How Americans can break our bitter impasse


How Americans can break our bitter impasse

How do we escape this bitter impasse? I wrote many columns this year about the political divide that has deepened during Donald Trump’s presidency and the dark days that may lie ahead. We’ll take a big step, forward or back, in the 2020 presidential election, now less than a year away. But whoever wins, a large chunk of the country is likely to keep holding onto its rage. How do we break that?

Strategists sometimes advise that if you can’t solve a problem on its existing template, then enlarge it. So, in the spirit of the holiday season, perhaps readers will think with me about how to expand the discussion of our broken politics to include what we know from our personal and religious lives.

For Christians, the center of faith is the set of admonitions that Jesus preached in his Sermon on the Mount. The language may be familiar, but the transcendent message remains startling every time we read it:

“You have heard that it was said, ‘Eye for eye, and tooth for tooth.’ But I tell you, do not resist an evil person. If anyone slaps you on the right cheek, turn to them the other cheek also. … You have heard that it was said, ‘Love your neighbor and hate your enemy.’ But I tell you, love your enemies and pray for those who persecute you, that you may be children of your Father in heaven.”

That can’t be right, we think. Can Jesus really be telling us to love people who are doing us harm? But that’s what it says.

We know what loving our enemies feels like in our personal lives. Sometimes we’ll be locked in a feud with a friend or a relative — deeply wounded by a wrong that we feel has been done to us. If the feud continues, we’ll eventually back ourselves into a corner, angry and embittered. We learn that in such situations, the only escape is to “love” our persecutor — not because our indignation was wrong, but because it doesn’t get us anywhere.

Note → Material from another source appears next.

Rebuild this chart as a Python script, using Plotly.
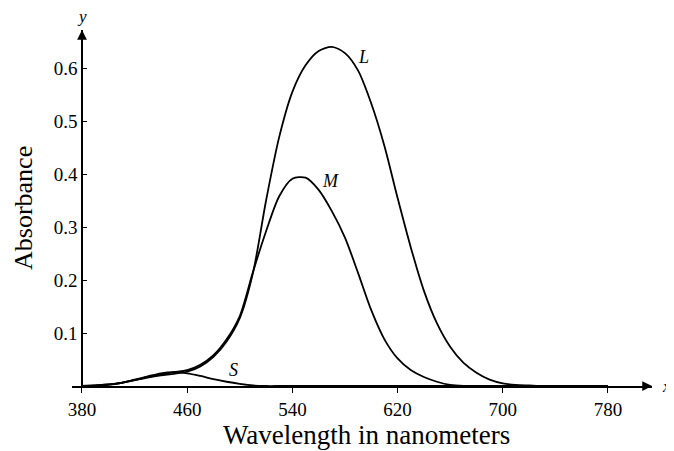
import plotly.graph_objects as go

wavelength = list(range(380, 790, 10))

L_abs = [0.0, 0.001, 0.003, 0.006, 0.011, 0.016, 0.020, 0.023, 0.027, 0.037,
         0.055, 0.084, 0.128, 0.213, 0.350, 0.470, 0.555, 0.605, 0.632, 0.640,
         0.628, 0.595, 0.533, 0.453, 0.355, 0.262, 0.180, 0.118, 0.074, 0.044,
         0.025, 0.012, 0.005, 0.002, 0.001, 0.0, 0.0, 0.0, 0.0, 0.0, 0.0]

M_abs = [0.0, 0.001, 0.003, 0.006, 0.011, 0.017, 0.022, 0.026, 0.030, 0.040,
         0.058, 0.088, 0.132, 0.215, 0.292, 0.358, 0.391, 0.393, 0.370, 0.330,
         0.280, 0.213, 0.143, 0.088, 0.052, 0.030, 0.017, 0.008, 0.002, 0.0,
         0.0, 0.0, 0.0, 0.0, 0.0, 0.0, 0.0, 0.0, 0.0, 0.0, 0.0]

S_abs = [0.0, 0.0, 0.002, 0.006, 0.012, 0.018, 0.024, 0.026, 0.024, 0.019,
         0.013, 0.008, 0.004, 0.001, 0.0, 0.0, 0.0, 0.0, 0.0, 0.0,
         0.0, 0.0, 0.0, 0.0, 0.0, 0.0, 0.0, 0.0, 0.0, 0.0,
         0.0, 0.0, 0.0, 0.0, 0.0, 0.0, 0.0, 0.0, 0.0, 0.0, 0.0]

x_ticks = [380, 460, 540, 620, 700, 780]
y_ticks = [0.1, 0.2, 0.3, 0.4, 0.5, 0.6]

curve_labels = [("L", 594, 0.62), ("M", 569, 0.387), ("S", 495, 0.030)]

FONT = "Liberation Serif"
X_RANGE = [372.4, 813.5]
Y_RANGE = [0.0, 0.6717]

fig = go.Figure()
for ys in (L_abs, M_abs, S_abs):
    fig.add_trace(go.Scatter(x=wavelength, y=ys, mode="lines",
                             line=dict(color="black", width=1.8, shape="spline", smoothing=0.8),
                             showlegend=False, hoverinfo="skip"))

for name, lx, ly in curve_labels:
    fig.add_annotation(x=lx, y=ly, text="<i>%s</i>" % name, showarrow=False,
                       xanchor="center", yanchor="middle",
                       font=dict(family=FONT, size=18, color="black"))

# axis arrowheads
fig.add_annotation(x=X_RANGE[1], y=0, ax=X_RANGE[1] - 6, ay=0, axref="x", ayref="y",
                   xref="x", yref="y", showarrow=True, arrowhead=2, arrowsize=1.3,
                   arrowwidth=1.5, arrowcolor="black", text="")
fig.add_annotation(x=380, y=Y_RANGE[1], ax=380, ay=Y_RANGE[1] - 0.01, axref="x", ayref="y",
                   xref="x", yref="y", showarrow=True, arrowhead=2, arrowsize=1.3,
                   arrowwidth=1.5, arrowcolor="black", text="")
fig.add_annotation(x=1.0, y=0, xref="paper", yref="y", xshift=14, text="<i>x</i>",
                   xanchor="center", yanchor="middle",
                   showarrow=False, font=dict(family=FONT, size=17, color="black"))
fig.add_annotation(x=380, y=1.0, xref="x", yref="paper", yshift=14, text="<i>y</i>",
                   xanchor="center", yanchor="middle",
                   showarrow=False, font=dict(family=FONT, size=17, color="black"))

# axis titles
fig.add_annotation(x=0.5086, y=-0.139, xref="paper", yref="paper", text="Wavelength in nanometers",
                   xanchor="center", yanchor="middle",
                   showarrow=False, font=dict(family=FONT, size=27, color="black"))
fig.add_annotation(x=-0.0845, y=0.5, xref="paper", yref="paper", text="Absorbance",
                   xanchor="center", yanchor="middle",
                   textangle=-90, showarrow=False, font=dict(family=FONT, size=26, color="black"))

fig.update_layout(
    width=674, height=451,
    margin=dict(l=64, r=30, t=22, b=73),
    plot_bgcolor="white", paper_bgcolor="white",
    xaxis=dict(range=X_RANGE, tickvals=x_ticks, ticktext=[str(v) for v in x_ticks],
               showgrid=False, zeroline=False, showline=True, linecolor="black", linewidth=1.5,
               ticks="outside", ticklen=5, tickwidth=1.2, tickcolor="black",
               tickfont=dict(family=FONT, size=19, color="black")),
    yaxis=dict(range=Y_RANGE, tickvals=y_ticks, ticktext=[str(v) for v in y_ticks],
               anchor="free", position=10 / 580, side="left",
               showgrid=False, zeroline=False, showline=True, linecolor="black", linewidth=1.5,
               ticks="inside", ticklen=4, tickwidth=1.2, tickcolor="black",
               tickfont=dict(family=FONT, size=19, color="black")),
)

fig.write_html("out.html")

If we’re lucky, we escape this blockage and reset the terms, not conceding our old grievances but putting them aside. What married couple hasn’t experienced a version of this?

Okay, let’s agree that transcendence is possible in our personal lives. But does it work in politics, when each side’s narrative becomes inflamed and reinforced by partisan politicians and media commentators? And is reconciliation possible — or even desirable — when fundamental matters of principle seem to be at stake?

More and more, I hear people expressing doubt about compromise and reconciliation in the age of Trump. That’s part of what makes his politics so potent and dangerous — it’s not the art of the deal, it turns out, but a fight to the death.

For these no-compromise folks, and there are plenty on both left and right, it’s as if we are already in a civil war. America is locked in a battle between justice and injustice that can be resolved only when the good guys win. Reconciliation comes after the bad guys have been crushed.

Certainly, an uncompromising spirit helped carry the United States through its noblest wars. President Franklin D. Roosevelt demanded “unconditional surrender” from Nazi Germany and Imperial Japan. The Allies won a total victory in 1945 that allowed the winners to create an open, generous, wealth-creating global system whose remnants sustain us to this day.

Abraham Lincoln, our greatest president, also hardened his heart to triumph against evil, even at horrific cost. As he said in his second inaugural address in 1865, if “every drop of blood drawn with the lash shall be paid by another drawn with the sword, as was said three thousand years ago, so still it must be said ‘the judgments of the Lord are true and righteous altogether.’ ”

Thankfully, even amid our current difficulties, America doesn’t feel to me like a country headed toward a second civil war. Turn off the television, go to a ballgame, listen to some music, and the din from Washington fades.

This season, I’d still bet that a version of “love thy neighbor” is a political winner. As angry as people are, few like the state of our politics, and most Americans want a way out.